Oxford has pretty much closed down for the season. We went to a couple of boatyards, looking for lamp oil (our oil lamp does an amazing job of warming up our cabin a bit on these chilly mornings), bought a couple of spare fuel filters, checked at the small grocery store for lamp oil and bought a bag of our favorite Pepperidge Farm chocolate fudge cookies, and later in the day went back for a delicious meal at the Robert Morris Tavern, the only eating place in town that hasn't shut down for the season.

When we returned to Bel Canto, we found that a small cabin cruiser had joined us in the anchorage. She was anchored down wind of us, in the shallower water of the bay. She seemed to be a safe distance away, so we climbed into our snug little quarter berth for the night.

I don't know what caused me to wake up at a quarter after three this morning. Maybe sensing a change in the motion of the boat or hearing the gusts making the wind generator hum. Anyway, I lay there a few moments and then decided I needed to get up and check things out. It felt like the wind was blowing a good 20 knots with gusts to 30 or more. I opened the hatch to the cockpit and looked out.
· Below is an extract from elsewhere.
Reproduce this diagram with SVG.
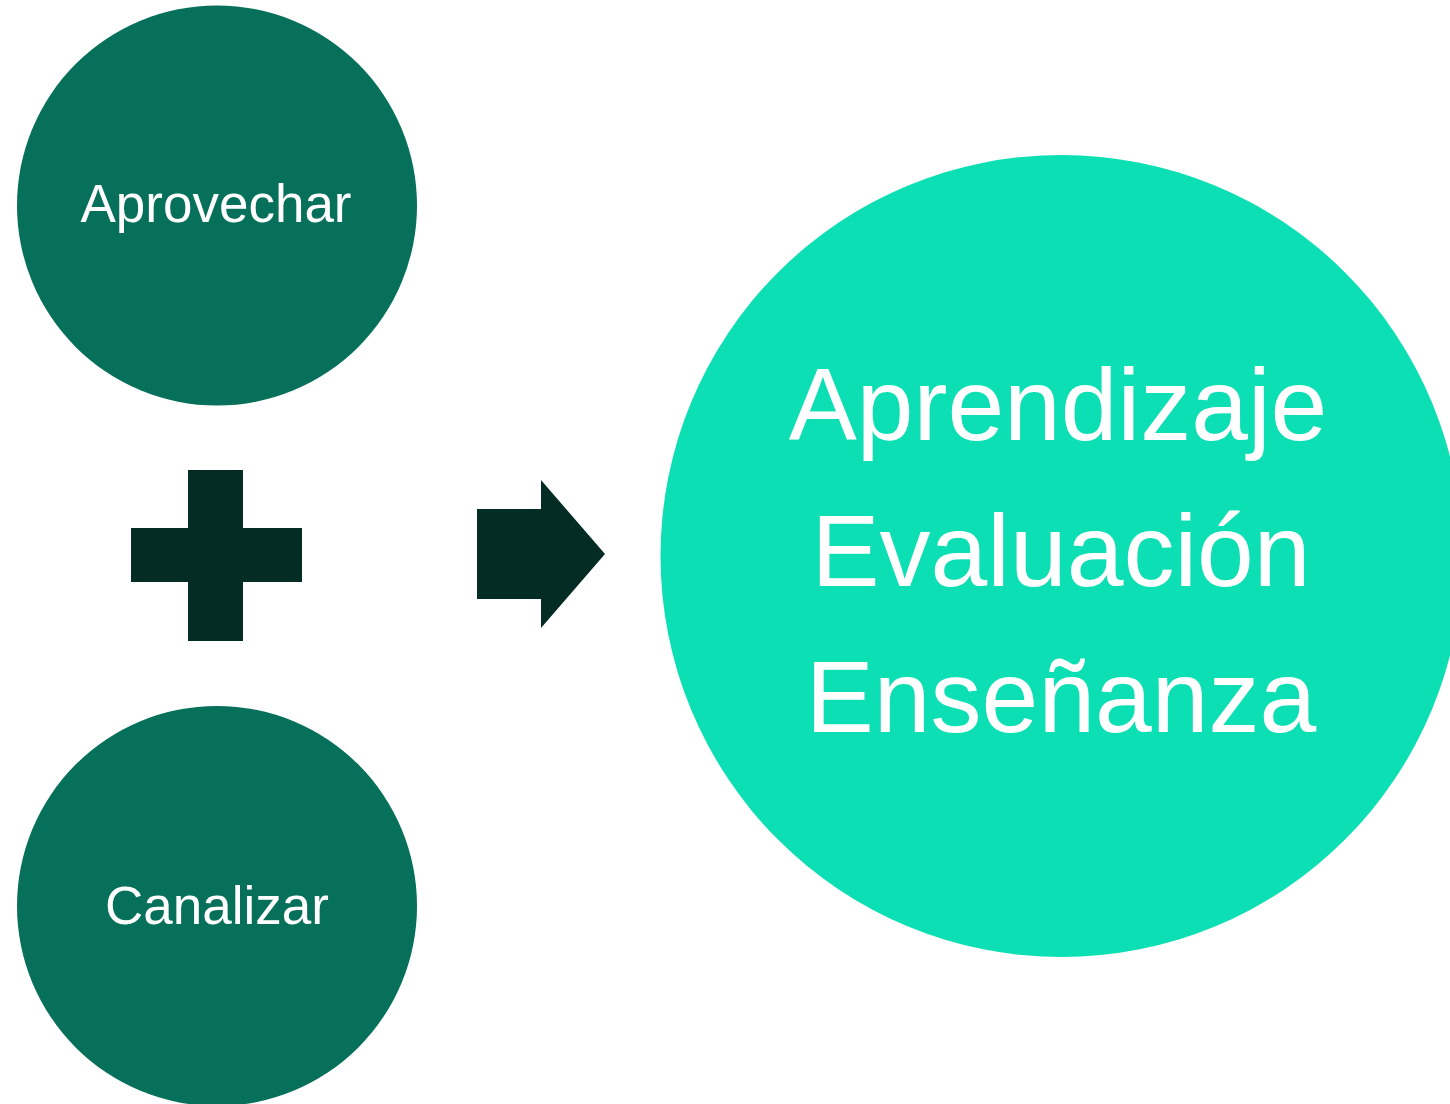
<svg xmlns="http://www.w3.org/2000/svg" width="1450" height="1104" viewBox="0 0 1450 1104">
<style>
.small{fill:#06705A}
.big{fill:#0DDFB5}
.sym{fill:#032D24}
.t{font-family:"Liberation Sans",Arial,sans-serif;fill:#FFFFFF;text-anchor:middle}
</style>
<rect width="1450" height="1104" fill="#FFFFFF"/>
<g id="node-aprovechar">
<circle class="small" cx="217" cy="205.5" r="200"/>
<text class="t" x="216" y="222" font-size="53">Aprovechar</text>
</g>
<g id="node-canalizar">
<circle class="small" cx="217" cy="906" r="200"/>
<text class="t" x="217" y="924" font-size="53">Canalizar</text>
</g>
<g id="node-resultado">
<circle class="big" cx="1061.5" cy="556" r="401"/>
<text class="t" font-size="102"><tspan x="1058" y="440">Aprendizaje</tspan><tspan x="1061" y="586">Evaluación</tspan><tspan x="1061" y="732">Enseñanza</tspan></text>
</g>
<g id="connectors">
<path class="sym" d="M188,470 H243 V528 H302 V582 H243 V641 H188 V582 H131 V528 H188 Z"/>
<path class="sym" d="M477,509 H541 V480 L605,554 L541,628 V599 H477 Z"/>
</g>
</svg>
The little cabin cruiser seemed closer than it had the night before. I couldn't tell if it was because we had swung on our chain or the anchor had dragged. I turned on the nav instruments. The depth alarm began going off, and the depth meter showed between 7 and 6 and a half feet of water. It was low tide, so that in itself wasn't alarming, but I had to make sure we were still secure. I put on my longies and a fleece jacket and went out to the cockpit. Off to my right, on the boat's port side, I could see the docks we had been wary of yesterday when we anchored. On my left, on the shore across the bay, was a brightly lit mansion. I drew an imaginary line between them, which passed just aft of Bel Canto. If we reached that line, I'd know that the anchor was dragging and extreme measures were called for. Of course, these things always happen in the middle of night. For a long time I stood with my arms outstretched like a cormorant drying its wings, checking our position.

By this time Angie was up and had put on some warm clothes over her night gown. She started getting things together that we might need if we had to reset the anchor in the dark, specifically a spotlight and the headphones we use for communicating when she is at one end of the boat and I am at the other. As the boat swung back and forth in an arc of about 30 degrees, we increased our distance from the motor yacht, then watched it decrease again. I wasn't sure, as we drew closer, whether the decrease in distance was all because of our boat swinging on a longer anchor chain, or if we were dragging a bit. I started the engine, just in case. We spent a cold hour like this before deciding that we hadn't moved and that it was safe to go back to bed. By this time there was a red glow on the horizon from the morning sun.

Lessons learned: Have everything we might need in a nighttime emergency in a handy spot where we know where it is. This includes gloves for handling the anchor chain, pliers to open the sometimes balky shackle that holds the bridle to the chain, the handheld compass for checking the boat's position against objects on shore--and easy-to-don warm clothes!

Angie: I'm sitting in the quarter berth with a winter jacket and a hot water bottle getting warm after last night's excitement. I kept the hot water bottle and Jim from our last boat, Escapade. I also kept the 33 lb. Bruce anchor which I bought for myself. This time around, I insisted on buying a new one, either a Rocna or a Manson, although just about everybody tried to talk me out of it, and I'm glad that I did. I don't think this is how most people imagine our lives, but this is just another aspect of boat life. Where are those white sandy beaches, palm trees, and rum drinks?